15 февраля 2018

«Гроб на колесиках уже не так пугает»: как в СССР появились страшилки и что делает крипипасту страшной. Рассказывает фольклористка

Зачем дети рассказывают друг другу страшные истории, почему некоторые из них пугают больше и какие страшилки придумывали советские пионеры?

Исследовательница фольклора Эста Матвеева рассказывает, как формируются современные страшные истории и почему они далеко не всегда пугают.

Эста Матвеева

Аспирантка Центра типологии и семиотики фольклора РГГУ

Что такое страшные истории и как они появились

Говоря о страшных историях, нужно начинать с так называемых пионерских страшных историй, которые еще называют классическим корпусом. Впервые их зафиксировала в середине 1960-х годов [ленинградская ученая] О.Н. Гречина. Позже их ввели в научный оборот вместе с термином «страшная история», куда и вошли многим знакомые истории про гробы на колесиках, желтые шторы, черные утюги и прочее.

Классический корпус сюжетно ограничен и более-менее фиксирован. Однако точное время и место его возникновения до сих пор не известны исследователям.


Отрывок из страшной истории про леггинсы-убийцы из архива Эсты Матвеевой:

«В общем, жила-была девушка, ей было лет 18. У нее была одна проблема: она была весьма полной. Ну то есть жирной, девушка жирной была жутко. Как-то раз она идет по городу и думает, как у нее все плохо, [какая] она жирная, и что нет у нее возлюбленного, ее гнобят. В общем, ей плохо, и тут она заходит в подворотню и видит там цыганку. А цыганка ей говорит: „Я смотрю, ты страдаешь, и смотрю, от избытка жира, я подарю тебе такие леггинсы, ты ходи в них на дискотеку и похудеешь“. Надела девушка эти леггинсы и пошла в клуб. Танцевала она там, танцевала, приходит домой, снимает их, смотрит в зеркало и понимает, что стала совсем худой. Она подумала, что это круто, и снова пошла на дискотеку. Но так получилось, что она опять зашла в подворотню. Там снова цыганка, и она обращается к девушке: „Ты похудела, так что теперь леггинсы не надевай“. Не послушалась девушка цыганку, надела леггинсы и пошла танцевать. Приходит домой, снимает леггинсы, смотрит в зеркало, а она скелет. И она умерла».

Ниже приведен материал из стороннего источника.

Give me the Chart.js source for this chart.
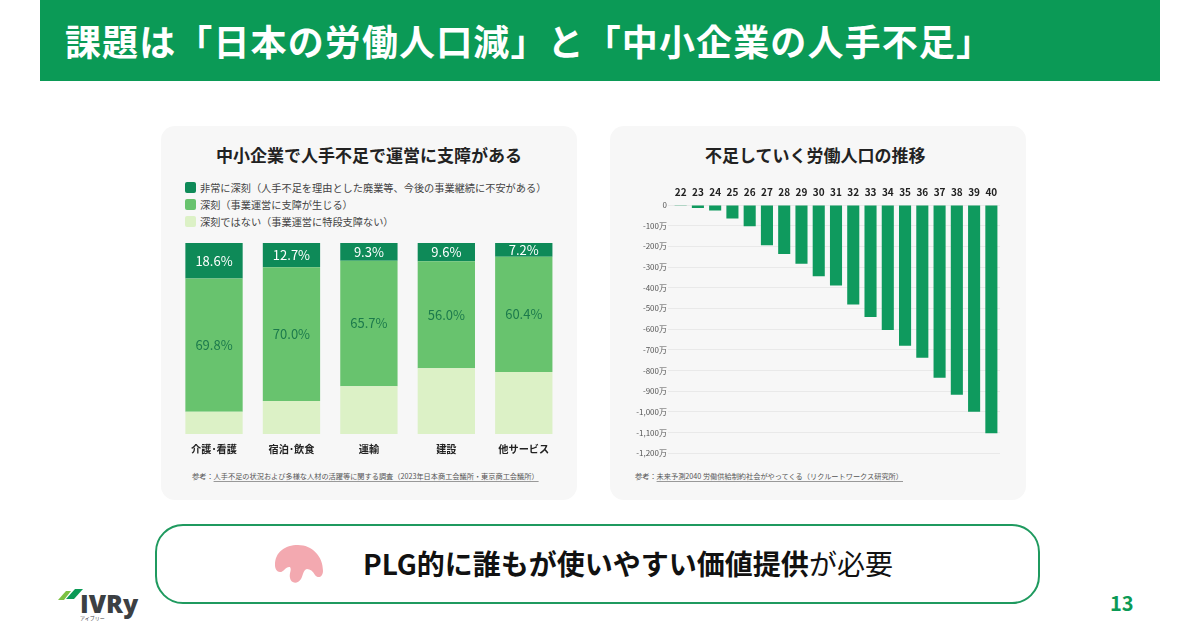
<!DOCTYPE html>
<html lang="ja">
<head>
<meta charset="utf-8">
<title>課題</title>
<script src="https://cdn.jsdelivr.net/npm/chart.js@4"></script>
<style>
    * { box-sizing: border-box; }
    html, body { margin: 0; padding: 0; background: #fff; }
    body { position: relative; width: 1200px; height: 630px; overflow: hidden; font-family: "Noto Sans CJK JP", "Noto Sans", sans-serif; color: #222; }
    .abs { position: absolute; white-space: nowrap; }
    #cabecera { left: 40px; top: 0; width: 1120px; height: 81px; background: #0b9a56; }
    #titulo { left: 65px; top: 14px; font-size: 36px; line-height: 52px; font-weight: 700; color: #fff; letter-spacing: 1.12px; }
    .tarjeta { top: 126px; width: 416px; height: 374px; background: #f7f7f7; border-radius: 14px; }
    .subtitulo { top: 143px; font-size: 17px; line-height: 24px; font-weight: 700; color: #222; }
    #leyenda { left: 185px; top: 179px; font-size: 10.2px; line-height: 17px; color: #444; }
    #leyenda div { display: flex; align-items: center; }
    #leyenda i { display: block; width: 11px; height: 11px; border-radius: 2px; margin-right: 4px; }
    .nota { top: 469px; font-size: 7.2px; line-height: 14px; color: #555; }
    .nota u { text-decoration-color: #999; text-underline-offset: 2px; }
    canvas { position: absolute; }
    #caja { left: 155px; top: 524px; width: 885px; height: 80px; background: #fff; border: 2.5px solid #1f9a5f; border-radius: 28px; }
    #mensaje { left: 363px; top: 544px; font-size: 28px; line-height: 38px; font-weight: 700; color: #111; }
    #mensaje span { font-weight: 400; }
    #pagina { left: 1110px; top: 590px; font-size: 20px; line-height: 26px; font-weight: 700; color: #0b9a56; }
    #marca { left: 80px; top: 587px; font-family: "Open Sans", sans-serif; font-size: 25px; line-height: 32px; font-weight: 800; color: #3c4043; }
    #marcaKana { left: 80px; top: 614px; font-size: 5px; line-height: 7px; color: #444; }
</style>
</head>
<body>
<div class="abs" id="cabecera"></div>
<div class="abs" id="titulo">課題は「日本の労働人口減」と「中小企業の人手不足」</div>

<div class="abs tarjeta" style="left:161px"></div>
<div class="abs tarjeta" style="left:610px"></div>

<div class="abs subtitulo" style="left:216px">中小企業で人手不足で運営に支障がある</div>
<div class="abs subtitulo" style="left:705px">不足していく労働人口の推移</div>

<div class="abs" id="leyenda"></div>
<canvas id="graficoApilado" style="left:161px;top:236px" width="416" height="226"></canvas>
<canvas id="graficoNegativo" style="left:610px;top:180px" width="416" height="282"></canvas>

<div class="abs nota" style="left:192px">参考：<u>人手不足の状況および多様な人材の活躍等に関する調査（2023年日本商工会議所・東京商工会議所）</u></div>
<div class="abs nota" style="left:635px">参考：<u>未来予測2040 労働供給制約社会がやってくる（リクルートワークス研究所）</u></div>

<div class="abs" id="caja"></div>
<svg class="abs" style="left:270px;top:540px" width="60" height="50" viewBox="0 0 60 50">
    <path fill="#f3a9b0" d="M5 25C5 12 15 5 28 5C42 5 53 16 53 31C53 37 48 39 45 35C43 31 40 29 37 29C33 30 33 36 31 39C28 44 21 44 20 38C19 33 22 30 20 27C16 26 14 32 10 32C7 32 5 29 5 25Z"/>
</svg>
<div class="abs" id="mensaje">PLG的に誰もが使いやすい価値提供<span>が必要</span></div>

<svg class="abs" style="left:55px;top:586px" width="30" height="16" viewBox="0 0 30 16">
    <polygon fill="#7cc142" points="3,14 11,5 16,5 9,14"/>
    <polygon fill="#0b9a56" points="11,14 20,4 28,4 19,14" transform="translate(0,-1)"/>
</svg>
<div class="abs" id="marca">IVRy</div>
<div class="abs" id="marcaKana">アイブリー</div>
<div class="abs" id="pagina">13</div>

<script>
// Datos del gráfico apilado (porcentajes)
const sectores = ['介護･看護', '宿泊･飲食', '運輸', '建設', '他サービス'];
const muySerio = [18.6, 12.7, 9.3, 9.6, 7.2];
const serio = [69.8, 70.0, 65.7, 56.0, 60.4];
const noSerio = [11.6, 17.3, 25.0, 34.4, 32.4];
const nombresSerie = [
    '非常に深刻（人手不足を理由とした廃業等、今後の事業継続に不安がある）',
    '深刻（事業運営に支障が生じる）',
    '深刻ではない（事業運営に特段支障ない）'
];

// Datos del gráfico de barras negativas (万人)
const anios = ['22', '23', '24', '25', '26', '27', '28', '29', '30', '31', '32', '33', '34', '35', '36', '37', '38', '39', '40'];
const faltaTrabajo = [-4, -15, -27, -65, -103, -195, -237, -284, -344, -389, -481, -541, -604, -680, -738, -835, -917, -1000, -1103];

const FUENTE = '"Noto Sans CJK JP", "Noto Sans", sans-serif';
const coloresSerie = ['#0e8a58', '#68c36e', '#dcf1c6'];

// Leyenda en HTML
const leyenda = document.getElementById('leyenda');
nombresSerie.forEach((nombre, i) => {
    const fila = document.createElement('div');
    const cuadro = document.createElement('i');
    cuadro.style.background = coloresSerie[i];
    fila.appendChild(cuadro);
    fila.appendChild(document.createTextNode(nombre));
    leyenda.appendChild(fila);
});

// Escribe el porcentaje en el centro de cada tramo
const etiquetasTramos = {
    id: 'etiquetasTramos',
    afterDatasetsDraw(chart) {
        const ctx = chart.ctx;
        ctx.save();
        ctx.font = '13px ' + FUENTE;
        ctx.textAlign = 'center';
        ctx.textBaseline = 'middle';
        chart.data.datasets.forEach((ds, i) => {
            if (!ds.colorEtiqueta) return;
            chart.getDatasetMeta(i).data.forEach((barra, j) => {
                ctx.fillStyle = ds.colorEtiqueta;
                ctx.fillText(ds.data[j].toFixed(1) + '%', barra.x, (barra.y + barra.base) / 2);
            });
        });
        ctx.restore();
    }
};

new Chart(document.getElementById('graficoApilado'), {
    type: 'bar',
    data: {
        labels: sectores,
        datasets: [
            { label: nombresSerie[2], data: noSerio, backgroundColor: coloresSerie[2] },
            { label: nombresSerie[1], data: serio, backgroundColor: coloresSerie[1], colorEtiqueta: '#1c7a4c' },
            { label: nombresSerie[0], data: muySerio, backgroundColor: coloresSerie[0], colorEtiqueta: '#ffffff' }
        ]
    },
    options: {
        responsive: false,
        animation: false,
        layout: { padding: { left: 14.3, right: 14.5, top: 7, bottom: 0 } },
        plugins: { legend: { display: false }, tooltip: { enabled: false } },
        datasets: { bar: { barPercentage: 0.74, categoryPercentage: 1 } },
        scales: {
            x: {
                stacked: true,
                border: { display: false },
                grid: { display: false, drawTicks: false },
                ticks: { color: '#222', font: { family: FUENTE, size: 10.2, weight: '700' }, padding: 9, maxRotation: 0, autoSkip: false },
                afterFit(escala) { escala.height = 28; }
            },
            y: { stacked: true, display: false, min: 0, max: 100 }
        }
    },
    plugins: [etiquetasTramos]
});

new Chart(document.getElementById('graficoNegativo'), {
    type: 'bar',
    data: {
        labels: anios,
        datasets: [{ label: '不足していく労働人口', data: faltaTrabajo, backgroundColor: '#0f9a5e', barPercentage: 0.7, categoryPercentage: 1 }]
    },
    options: {
        responsive: false,
        animation: false,
        layout: { padding: { left: 0, right: 26, top: 0, bottom: 8.8 } },
        plugins: { legend: { display: false }, tooltip: { enabled: false } },
        scales: {
            x: {
                position: 'top',
                border: { display: false },
                grid: { display: false, drawTicks: false },
                ticks: { color: '#222', font: { family: FUENTE, size: 10, weight: '700' }, padding: 7, maxRotation: 0, autoSkip: false },
                afterFit(escala) { escala.height = 25; }
            },
            y: {
                min: -1200,
                max: 0,
                border: { display: false },
                grid: { color: '#e9e9e9', lineWidth: 1, tickLength: 4, tickColor: '#e9e9e9' },
                ticks: {
                    stepSize: 100,
                    color: '#555',
                    padding: 1,
                    font: { family: FUENTE, size: 8 },
                    callback(valor) { return valor === 0 ? '0' : valor.toLocaleString('en-US') + '万'; }
                },
                afterFit(escala) { escala.width = 62; }
            }
        }
    }
});
</script>
</body>
</html>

Еще есть масса, в том числе и по своей неоднородности, других историй той же жанровой прагматики, которые в классический корпус исследователями до некоторых пор не включалась.

Фото: wikimedia

До момента фиксации первых текстов в 60-х нет ни одного источника, в котором мы могли бы их найти. На самом деле, их просто не записывали: наука того времени не признавала и не видела пользы в изучении детских коллективов и бытующего в них фольклора. Тогда изучались лишь игры, сказки, песни и прочее.

При этом по косвенным источникам можно сказать, что жанр существовал и в первой половине XX века: информация о них зафиксирована в литературных мемуарах, воспоминаниях пожилых людей, чье детство приходилось на 40–50-е годы, газетах и журналах того времени, в некоторых случаях в художественной литературе. Однако их недостаточно для того, чтобы проследить истоки формирования корпуса этих историй.

Есть немалая вероятность, что распространение практики рассказывания страшных историй, наряду с более-менее фиксированным корпусом классических историй, связано с 1920-ми годами, когда впервые появились пионерлагеря. Уже в ранних выпусках газеты «Пионерская правда» можно найти описание практик бесед у костра и рассказывания «коллективных» историй. Тем не менее, до некоторых пор их тематика не подразумевает никаких страшных историй: там еще не фиксируется ни летающих простыней, ни красных глаз, ни другого.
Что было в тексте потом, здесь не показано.